▶ **What you need to do**: Only the lines from the start of the data through the line containing "from matplotlib.ticker import MultipleLocator" should be written out, exactly as they are, with both ends included and the pictures left out.

━━ Extracted material

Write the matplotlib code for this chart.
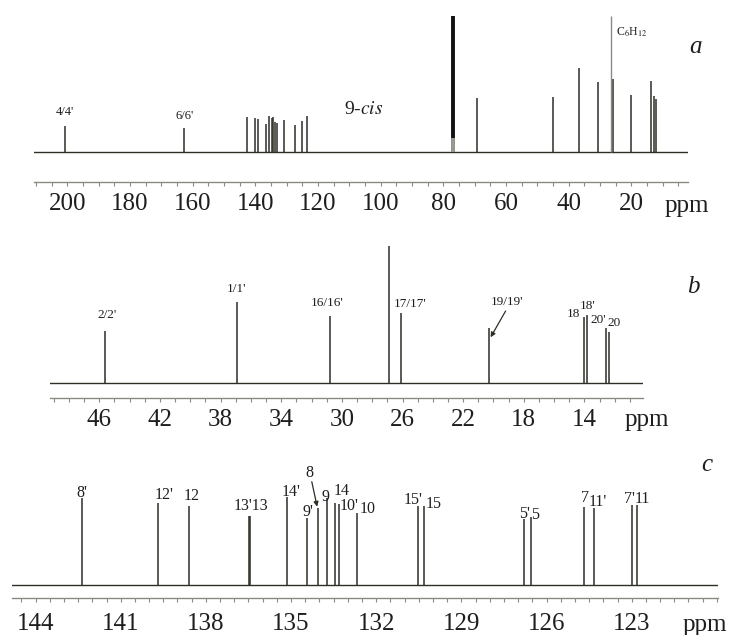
import matplotlib
matplotlib.use("Agg")
import matplotlib.pyplot as plt
from matplotlib.ticker import MultipleLocator

plt.rcParams['font.family'] = ['Liberation Serif', 'DejaVu Serif']
plt.rcParams['mathtext.fontset'] = 'stix'

LINE = '#2e2e26'
AXIS = '#8a8a80'
TEXT = '#1e1e1e'

# Panel a: full 13C spectrum (ppm, relative height)
a_shift = [200.7, 162.8, 142.7, 140.1, 139.1, 136.6, 135.6, 134.7, 134.4,
           133.7, 133.1, 130.8, 127.3, 125.1, 123.5, 69.1, 45.1, 36.7, 30.5,
           25.9, 20.1, 13.8, 12.6, 12.2]
a_height = [26, 24, 35, 34, 33, 28, 36, 34, 35, 30, 29, 32, 27, 31, 36,
            54, 55, 84, 70, 73, 57, 71, 56, 53]
a_cdcl3_shift = 76.9
a_cdcl3_height = 136
a_c6h12_shift = 26.6
a_c6h12_height = 136
a_labels = ["4/4'", "6/6'"]
a_ticks = [200, 180, 160, 140, 120, 100, 80, 60, 40, 20]

# Panel b: aliphatic region
b_shift = [45.6, 36.9, 30.8, 26.9, 26.1, 20.3, 14.03, 13.85, 12.6, 12.4]
b_height = [52, 81, 67, 137, 70, 55, 66, 68, 55, 51]
b_labels = ["2/2'", "1/1'", "16/16'", "17/17'", "19/19'", "18", "18'", "20'", "20"]
b_ticks = [46, 42, 38, 34, 30, 26, 22, 18, 14]

# Panel c: olefinic region
c_shift = [142.38, 139.70, 138.60, 136.49, 136.44, 135.13, 134.43, 134.04,
           133.72, 133.45, 133.31, 132.69, 130.52, 130.32, 126.79, 126.56,
           124.67, 124.32, 123.00, 122.82]
c_height = [87, 82, 79, 69, 69, 88, 67, 77, 87, 82, 81, 72, 79, 79, 66, 68,
            78, 77, 80, 80]
c_labels = ["8'", "12'", "12", "13'13", "14'", "9'", "8", "9", "14", "10'",
            "10", "15'", "15", "5'", "5", "7", "11'", "7'", "11"]
c_ticks = [144, 141, 138, 135, 132, 129, 126, 123]

W, H = 735, 635
fig = plt.figure(figsize=(W / 100, H / 100), dpi=100)


def px_rect(x0, x1, ytop, ybot):
    return [x0 / W, 1 - ybot / H, (x1 - x0) / W, (ybot - ytop) / H]


def draw_panel(rect, xlim, ylim, ticks, minor, pad):
    ax = fig.add_axes(rect)
    ax.axhline(0, color=LINE, lw=1.0, zorder=1)
    ax.set_xlim(xlim)
    ax.set_ylim(ylim)
    for side in ['top', 'left', 'right']:
        ax.spines[side].set_visible(False)
    ax.spines['bottom'].set_color(AXIS)
    ax.spines['bottom'].set_linewidth(1.0)
    ax.set_yticks([])
    ax.set_xticks(ticks)
    ax.set_xticklabels([str(t) for t in ticks])
    ax.xaxis.set_minor_locator(MultipleLocator(minor))
    ax.tick_params(axis='x', which='both', direction='out', length=3,
                   width=0.8, color=AXIS)
    ax.tick_params(axis='x', which='major', labelsize=18, labelcolor=TEXT, pad=pad)
    ax.patch.set_alpha(0)
    return ax


# ---- panel a
ax_a = draw_panel(px_rect(34, 688, 10, 182), (210.6, 1.9), (-30, 142), a_ticks, 5, 5)
ax_a.vlines(a_shift, 0, a_height, color=LINE, lw=1.1)
ax_a.vlines(a_cdcl3_shift, 0, a_cdcl3_height, color='#111111', lw=2.8)
ax_a.vlines(a_cdcl3_shift, 0, 14, color='#9a9a90', lw=2.8)
ax_a.vlines(a_c6h12_shift, 0, a_c6h12_height, color='#8a8a84', lw=1.0)

a_label_pos = [(200.7, 40.3), (162.4, 36)]
for txt, (x, y) in zip(a_labels, a_label_pos):
    ax_a.text(x, y, txt, ha='center', va='center', fontsize=9, color=TEXT)
ax_a.text(105.3, 42, r"9-$\mathit{cis}$", ha='center', va='center',
          fontsize=14, color=TEXT)
ax_a.text(24.9, 119.3, r"C$_6$H$_{12}$", ha='left', va='center',
          fontsize=8.5, color=TEXT)

# ---- panel b
ax_b = draw_panel(px_rect(50, 643, 240, 398), (49.25, 10.14), (-14.7, 143.3), b_ticks, 1, 5)
ax_b.vlines(b_shift, 0, b_height, color=LINE, lw=1.1)

b_label_pos = [(45.5, 68.3), (36.94, 94), (31.0, 80.6), (25.5, 79.3),
               (19.13, 81.6), (14.74, 69.3), (13.81, 77.3), (13.09, 63.3),
               (12.05, 60.6)]
for txt, (x, y) in zip(b_labels, b_label_pos):
    ax_b.text(x, y, txt, ha='center', va='center', fontsize=9.5, color=TEXT)
ax_b.annotate('', xy=(20.19, 46), xytext=(19.2, 72.3),
              arrowprops=dict(arrowstyle='-|>', color=LINE, lw=0.9,
                              mutation_scale=7, shrinkA=0, shrinkB=0))

# ---- panel c
ax_c = draw_panel(px_rect(12, 718, 460, 598), (144.83, 119.96), (-13.5, 124.5), c_ticks, 0.5, 8)
ax_c.vlines(c_shift, 0, c_height, color=LINE, lw=1.1)

c_label_pos = [(142.38, 91.8), (139.48, 89.5), (138.50, 88.8), (136.42, 78.5),
               (135.0, 92.8), (134.39, 72.8), (134.36, 111.2), (133.77, 87.5),
               (133.22, 93.5), (132.95, 78.0), (132.31, 75.5), (130.69, 84.5),
               (129.96, 80.5), (126.76, 70.5), (126.40, 69.5), (124.64, 86.2),
               (124.18, 82.8), (123.08, 85.5), (122.61, 85.5)]
for txt, (x, y) in zip(c_labels, c_label_pos):
    ax_c.text(x, y, txt, ha='center', va='center', fontsize=11.5, color=TEXT)
ax_c.annotate('', xy=(134.08, 77.8), xytext=(134.27, 102.8),
              arrowprops=dict(arrowstyle='-|>', color=LINE, lw=0.9,
                              mutation_scale=7, shrinkA=0, shrinkB=0))

# panel letters and ppm units
for letter, (x, y) in zip(['a', 'b', 'c'], [(695, 47), (693, 287), (707, 465)]):
    fig.text(x / W, 1 - y / H, letter, ha='center', va='center',
             fontsize=18, style='italic', color=TEXT)
for x, y in [(665, 206), (625, 420), (683, 625)]:
    fig.text(x / W, 1 - y / H, 'ppm', ha='left', va='center',
             fontsize=18, color=TEXT)

fig.savefig('out.png', dpi=100)
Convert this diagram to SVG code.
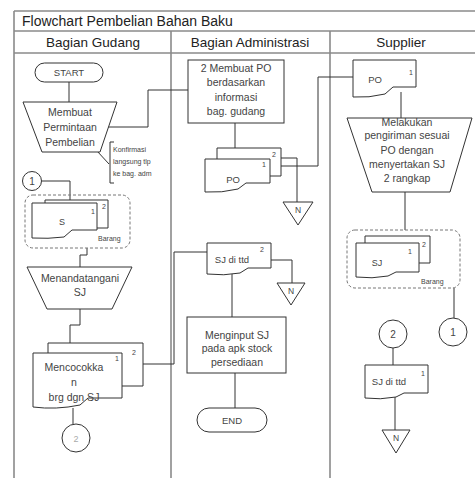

━━━━

▶ **Written response**:
Write the matplotlib code for this chart.
import matplotlib
matplotlib.use("Agg")
import matplotlib.pyplot as plt
from matplotlib.ticker import MultipleLocator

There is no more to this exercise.